SET PROBLEM:
Set down word for word the lines running from the line with "Recreate this image" to the line with "pad=14, labelsize=16, labelcolor=text_c)", ends included. Skip every picture.
** begin EXERCISE INPUTS **
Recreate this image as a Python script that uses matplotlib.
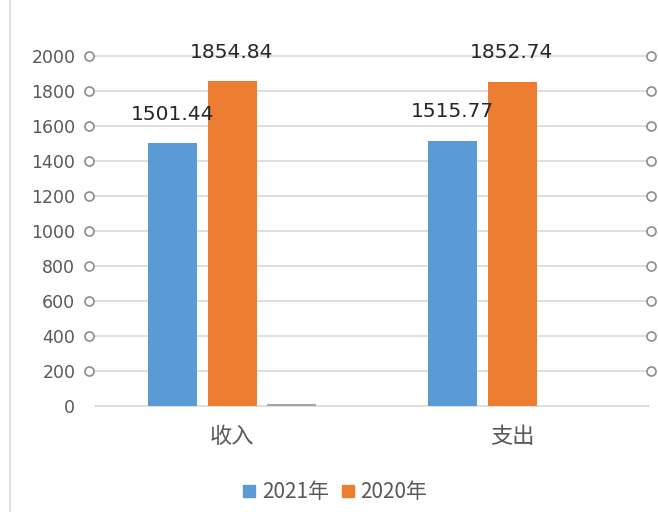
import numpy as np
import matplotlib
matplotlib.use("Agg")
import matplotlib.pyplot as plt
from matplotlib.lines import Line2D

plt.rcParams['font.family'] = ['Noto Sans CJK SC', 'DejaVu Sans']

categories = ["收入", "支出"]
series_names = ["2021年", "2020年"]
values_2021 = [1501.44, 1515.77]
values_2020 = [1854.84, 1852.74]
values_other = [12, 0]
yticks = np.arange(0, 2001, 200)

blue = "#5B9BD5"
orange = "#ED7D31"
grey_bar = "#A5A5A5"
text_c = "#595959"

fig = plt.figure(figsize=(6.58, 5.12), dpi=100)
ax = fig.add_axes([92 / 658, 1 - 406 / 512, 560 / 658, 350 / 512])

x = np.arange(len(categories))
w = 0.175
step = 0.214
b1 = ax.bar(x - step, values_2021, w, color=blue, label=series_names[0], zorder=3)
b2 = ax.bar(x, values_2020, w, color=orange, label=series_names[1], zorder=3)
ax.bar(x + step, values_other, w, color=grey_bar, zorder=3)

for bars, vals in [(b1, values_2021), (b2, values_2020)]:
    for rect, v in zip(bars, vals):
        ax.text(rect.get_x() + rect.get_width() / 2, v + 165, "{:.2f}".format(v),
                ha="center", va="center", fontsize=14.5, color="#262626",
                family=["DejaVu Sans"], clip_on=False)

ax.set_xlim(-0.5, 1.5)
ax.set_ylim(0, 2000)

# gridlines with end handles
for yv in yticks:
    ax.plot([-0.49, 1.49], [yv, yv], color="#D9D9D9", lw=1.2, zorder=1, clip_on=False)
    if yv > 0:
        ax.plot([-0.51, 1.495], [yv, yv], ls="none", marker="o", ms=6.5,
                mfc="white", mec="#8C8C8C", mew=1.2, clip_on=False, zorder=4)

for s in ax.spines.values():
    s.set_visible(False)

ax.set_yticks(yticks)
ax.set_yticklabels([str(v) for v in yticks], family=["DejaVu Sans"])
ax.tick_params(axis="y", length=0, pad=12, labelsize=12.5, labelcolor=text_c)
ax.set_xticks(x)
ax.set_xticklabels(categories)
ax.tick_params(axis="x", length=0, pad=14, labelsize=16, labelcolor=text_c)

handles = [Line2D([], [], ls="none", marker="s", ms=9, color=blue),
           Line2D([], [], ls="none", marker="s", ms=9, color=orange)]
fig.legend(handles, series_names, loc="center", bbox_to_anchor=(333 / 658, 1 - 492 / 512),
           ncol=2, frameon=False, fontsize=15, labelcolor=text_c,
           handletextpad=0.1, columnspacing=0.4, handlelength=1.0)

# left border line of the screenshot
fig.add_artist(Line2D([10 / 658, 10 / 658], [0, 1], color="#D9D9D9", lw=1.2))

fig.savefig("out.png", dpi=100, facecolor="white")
** end EXERCISE INPUTS **
** begin EXERCISE INPUTS **
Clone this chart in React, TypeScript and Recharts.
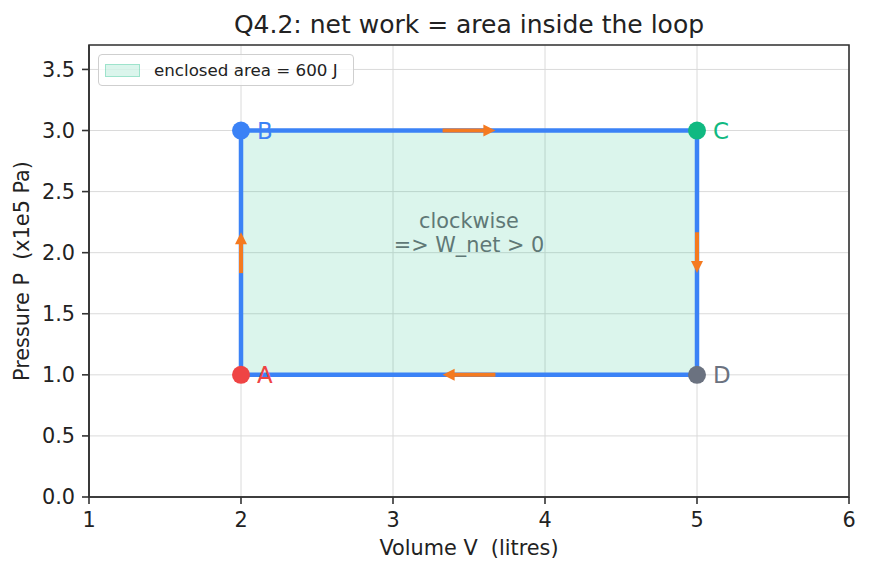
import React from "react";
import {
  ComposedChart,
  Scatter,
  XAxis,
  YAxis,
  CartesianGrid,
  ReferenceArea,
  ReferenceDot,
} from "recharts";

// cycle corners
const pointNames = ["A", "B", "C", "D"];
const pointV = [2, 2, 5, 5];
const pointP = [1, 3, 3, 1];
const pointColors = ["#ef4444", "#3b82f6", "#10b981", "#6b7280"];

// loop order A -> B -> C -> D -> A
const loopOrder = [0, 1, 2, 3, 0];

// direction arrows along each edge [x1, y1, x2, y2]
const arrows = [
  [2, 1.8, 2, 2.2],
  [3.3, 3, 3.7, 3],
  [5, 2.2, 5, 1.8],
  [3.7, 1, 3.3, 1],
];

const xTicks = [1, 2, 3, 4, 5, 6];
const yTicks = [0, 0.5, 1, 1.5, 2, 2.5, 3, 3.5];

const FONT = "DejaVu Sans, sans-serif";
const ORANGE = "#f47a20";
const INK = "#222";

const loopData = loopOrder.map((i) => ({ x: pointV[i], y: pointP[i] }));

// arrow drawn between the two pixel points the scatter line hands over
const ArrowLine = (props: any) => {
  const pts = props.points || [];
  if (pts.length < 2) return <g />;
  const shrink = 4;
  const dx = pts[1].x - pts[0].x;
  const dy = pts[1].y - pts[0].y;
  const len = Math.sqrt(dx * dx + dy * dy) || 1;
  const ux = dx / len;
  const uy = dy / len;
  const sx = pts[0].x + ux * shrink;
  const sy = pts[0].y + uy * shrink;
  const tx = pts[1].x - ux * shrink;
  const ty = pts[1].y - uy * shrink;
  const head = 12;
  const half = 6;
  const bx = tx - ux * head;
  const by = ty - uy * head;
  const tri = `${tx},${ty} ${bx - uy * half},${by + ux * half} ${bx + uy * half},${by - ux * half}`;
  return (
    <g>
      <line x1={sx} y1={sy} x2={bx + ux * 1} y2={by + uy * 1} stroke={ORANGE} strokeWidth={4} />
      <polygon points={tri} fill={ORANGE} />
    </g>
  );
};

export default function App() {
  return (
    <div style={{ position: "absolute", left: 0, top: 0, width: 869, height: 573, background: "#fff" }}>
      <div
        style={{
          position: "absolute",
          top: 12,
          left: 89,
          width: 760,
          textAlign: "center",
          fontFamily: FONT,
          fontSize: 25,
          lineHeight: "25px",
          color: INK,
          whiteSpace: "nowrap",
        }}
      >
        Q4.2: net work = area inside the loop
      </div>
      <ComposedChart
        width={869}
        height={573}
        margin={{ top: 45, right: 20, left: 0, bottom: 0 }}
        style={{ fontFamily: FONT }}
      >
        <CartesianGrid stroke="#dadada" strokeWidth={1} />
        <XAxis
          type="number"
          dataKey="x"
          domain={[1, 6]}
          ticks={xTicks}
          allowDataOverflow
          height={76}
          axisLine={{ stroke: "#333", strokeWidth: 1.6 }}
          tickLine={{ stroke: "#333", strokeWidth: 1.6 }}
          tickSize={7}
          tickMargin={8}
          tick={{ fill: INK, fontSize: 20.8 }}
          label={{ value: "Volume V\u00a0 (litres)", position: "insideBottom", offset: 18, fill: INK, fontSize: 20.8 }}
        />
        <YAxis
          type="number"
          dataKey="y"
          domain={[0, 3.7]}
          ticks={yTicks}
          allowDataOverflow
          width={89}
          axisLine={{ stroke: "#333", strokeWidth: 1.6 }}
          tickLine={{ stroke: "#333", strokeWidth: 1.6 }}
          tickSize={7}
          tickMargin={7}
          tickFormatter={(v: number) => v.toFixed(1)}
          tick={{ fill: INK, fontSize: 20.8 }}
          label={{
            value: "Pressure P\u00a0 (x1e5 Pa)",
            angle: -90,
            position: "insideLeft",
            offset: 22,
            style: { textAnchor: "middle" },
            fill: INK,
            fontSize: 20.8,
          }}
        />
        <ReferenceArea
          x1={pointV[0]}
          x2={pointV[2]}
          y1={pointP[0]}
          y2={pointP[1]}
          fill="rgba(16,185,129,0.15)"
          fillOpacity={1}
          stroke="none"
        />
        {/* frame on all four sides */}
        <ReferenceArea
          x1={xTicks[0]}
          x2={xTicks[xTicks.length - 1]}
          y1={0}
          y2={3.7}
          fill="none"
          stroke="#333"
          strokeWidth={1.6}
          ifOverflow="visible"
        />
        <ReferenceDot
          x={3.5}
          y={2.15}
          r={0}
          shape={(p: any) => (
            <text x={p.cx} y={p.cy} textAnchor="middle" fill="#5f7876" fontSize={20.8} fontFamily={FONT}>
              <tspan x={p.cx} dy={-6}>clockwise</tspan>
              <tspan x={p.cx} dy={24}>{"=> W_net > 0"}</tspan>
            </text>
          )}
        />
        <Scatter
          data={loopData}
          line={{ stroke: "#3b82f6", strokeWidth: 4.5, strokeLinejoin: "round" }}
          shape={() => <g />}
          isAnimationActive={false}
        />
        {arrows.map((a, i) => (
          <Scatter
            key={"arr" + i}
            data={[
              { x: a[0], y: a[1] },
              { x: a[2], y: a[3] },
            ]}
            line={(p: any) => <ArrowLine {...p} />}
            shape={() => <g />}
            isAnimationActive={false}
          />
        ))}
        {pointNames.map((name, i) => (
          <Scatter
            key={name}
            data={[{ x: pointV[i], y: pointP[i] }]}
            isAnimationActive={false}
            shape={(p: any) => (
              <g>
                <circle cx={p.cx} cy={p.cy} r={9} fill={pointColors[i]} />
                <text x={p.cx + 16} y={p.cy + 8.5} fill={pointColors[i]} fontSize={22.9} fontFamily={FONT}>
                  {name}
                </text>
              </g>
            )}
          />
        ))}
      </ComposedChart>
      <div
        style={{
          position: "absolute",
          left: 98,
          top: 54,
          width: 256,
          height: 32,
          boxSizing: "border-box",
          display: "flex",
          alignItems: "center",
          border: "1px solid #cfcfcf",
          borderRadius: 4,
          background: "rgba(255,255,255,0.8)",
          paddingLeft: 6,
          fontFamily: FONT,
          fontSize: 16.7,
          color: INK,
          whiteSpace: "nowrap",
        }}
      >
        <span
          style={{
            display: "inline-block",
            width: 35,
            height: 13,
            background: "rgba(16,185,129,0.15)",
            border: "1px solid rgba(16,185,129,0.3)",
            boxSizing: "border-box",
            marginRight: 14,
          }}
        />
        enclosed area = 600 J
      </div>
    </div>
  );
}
** end EXERCISE INPUTS **
** begin EXERCISE INPUTS **
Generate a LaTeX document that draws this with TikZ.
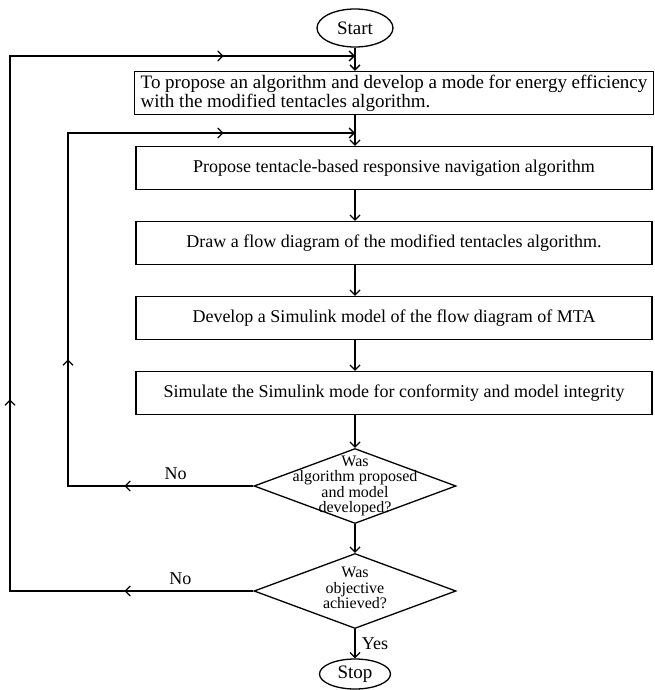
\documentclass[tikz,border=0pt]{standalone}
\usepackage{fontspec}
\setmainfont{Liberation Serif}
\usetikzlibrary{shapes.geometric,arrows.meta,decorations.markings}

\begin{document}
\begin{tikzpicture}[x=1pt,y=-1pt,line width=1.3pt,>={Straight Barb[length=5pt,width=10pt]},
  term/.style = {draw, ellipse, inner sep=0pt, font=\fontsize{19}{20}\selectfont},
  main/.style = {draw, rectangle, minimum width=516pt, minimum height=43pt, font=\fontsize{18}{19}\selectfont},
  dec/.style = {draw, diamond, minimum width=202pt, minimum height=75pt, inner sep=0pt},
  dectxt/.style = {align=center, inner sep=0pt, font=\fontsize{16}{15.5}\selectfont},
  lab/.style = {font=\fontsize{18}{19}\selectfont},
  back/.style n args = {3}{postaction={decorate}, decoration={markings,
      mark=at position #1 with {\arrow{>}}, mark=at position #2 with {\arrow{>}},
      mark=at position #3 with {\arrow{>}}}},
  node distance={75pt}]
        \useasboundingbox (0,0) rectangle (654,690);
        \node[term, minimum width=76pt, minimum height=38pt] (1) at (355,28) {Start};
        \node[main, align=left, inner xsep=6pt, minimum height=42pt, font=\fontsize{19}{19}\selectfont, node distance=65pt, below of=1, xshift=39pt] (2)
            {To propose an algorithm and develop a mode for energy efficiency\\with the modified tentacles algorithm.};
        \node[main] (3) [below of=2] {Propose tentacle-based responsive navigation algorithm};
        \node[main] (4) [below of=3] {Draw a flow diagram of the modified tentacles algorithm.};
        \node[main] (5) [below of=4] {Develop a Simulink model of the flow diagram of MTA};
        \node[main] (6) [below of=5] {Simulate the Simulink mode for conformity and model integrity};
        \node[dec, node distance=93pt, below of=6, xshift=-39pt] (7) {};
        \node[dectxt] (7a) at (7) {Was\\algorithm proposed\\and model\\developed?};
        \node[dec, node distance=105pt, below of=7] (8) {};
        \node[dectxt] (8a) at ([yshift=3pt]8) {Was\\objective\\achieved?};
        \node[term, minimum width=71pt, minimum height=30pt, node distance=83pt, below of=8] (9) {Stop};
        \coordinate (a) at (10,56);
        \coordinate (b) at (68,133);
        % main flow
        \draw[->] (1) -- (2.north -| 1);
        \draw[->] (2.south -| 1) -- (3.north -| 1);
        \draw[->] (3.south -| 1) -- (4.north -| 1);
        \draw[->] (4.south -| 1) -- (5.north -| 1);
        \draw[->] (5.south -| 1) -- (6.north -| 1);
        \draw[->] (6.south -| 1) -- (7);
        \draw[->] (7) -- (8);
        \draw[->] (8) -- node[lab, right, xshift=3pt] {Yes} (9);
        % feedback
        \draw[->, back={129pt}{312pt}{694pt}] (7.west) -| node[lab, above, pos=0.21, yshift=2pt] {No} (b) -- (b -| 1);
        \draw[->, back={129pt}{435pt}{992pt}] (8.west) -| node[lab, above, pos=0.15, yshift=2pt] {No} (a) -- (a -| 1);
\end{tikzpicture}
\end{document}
** end EXERCISE INPUTS **
RESULT:
Recreate this image as a Python script that uses matplotlib.
import numpy as np
import matplotlib
matplotlib.use("Agg")
import matplotlib.pyplot as plt
from matplotlib.lines import Line2D

plt.rcParams['font.family'] = ['Noto Sans CJK SC', 'DejaVu Sans']

categories = ["收入", "支出"]
series_names = ["2021年", "2020年"]
values_2021 = [1501.44, 1515.77]
values_2020 = [1854.84, 1852.74]
values_other = [12, 0]
yticks = np.arange(0, 2001, 200)

blue = "#5B9BD5"
orange = "#ED7D31"
grey_bar = "#A5A5A5"
text_c = "#595959"

fig = plt.figure(figsize=(6.58, 5.12), dpi=100)
ax = fig.add_axes([92 / 658, 1 - 406 / 512, 560 / 658, 350 / 512])

x = np.arange(len(categories))
w = 0.175
step = 0.214
b1 = ax.bar(x - step, values_2021, w, color=blue, label=series_names[0], zorder=3)
b2 = ax.bar(x, values_2020, w, color=orange, label=series_names[1], zorder=3)
ax.bar(x + step, values_other, w, color=grey_bar, zorder=3)

for bars, vals in [(b1, values_2021), (b2, values_2020)]:
    for rect, v in zip(bars, vals):
        ax.text(rect.get_x() + rect.get_width() / 2, v + 165, "{:.2f}".format(v),
                ha="center", va="center", fontsize=14.5, color="#262626",
                family=["DejaVu Sans"], clip_on=False)

ax.set_xlim(-0.5, 1.5)
ax.set_ylim(0, 2000)

# gridlines with end handles
for yv in yticks:
    ax.plot([-0.49, 1.49], [yv, yv], color="#D9D9D9", lw=1.2, zorder=1, clip_on=False)
    if yv > 0:
        ax.plot([-0.51, 1.495], [yv, yv], ls="none", marker="o", ms=6.5,
                mfc="white", mec="#8C8C8C", mew=1.2, clip_on=False, zorder=4)

for s in ax.spines.values():
    s.set_visible(False)

ax.set_yticks(yticks)
ax.set_yticklabels([str(v) for v in yticks], family=["DejaVu Sans"])
ax.tick_params(axis="y", length=0, pad=12, labelsize=12.5, labelcolor=text_c)
ax.set_xticks(x)
ax.set_xticklabels(categories)
ax.tick_params(axis="x", length=0, pad=14, labelsize=16, labelcolor=text_c)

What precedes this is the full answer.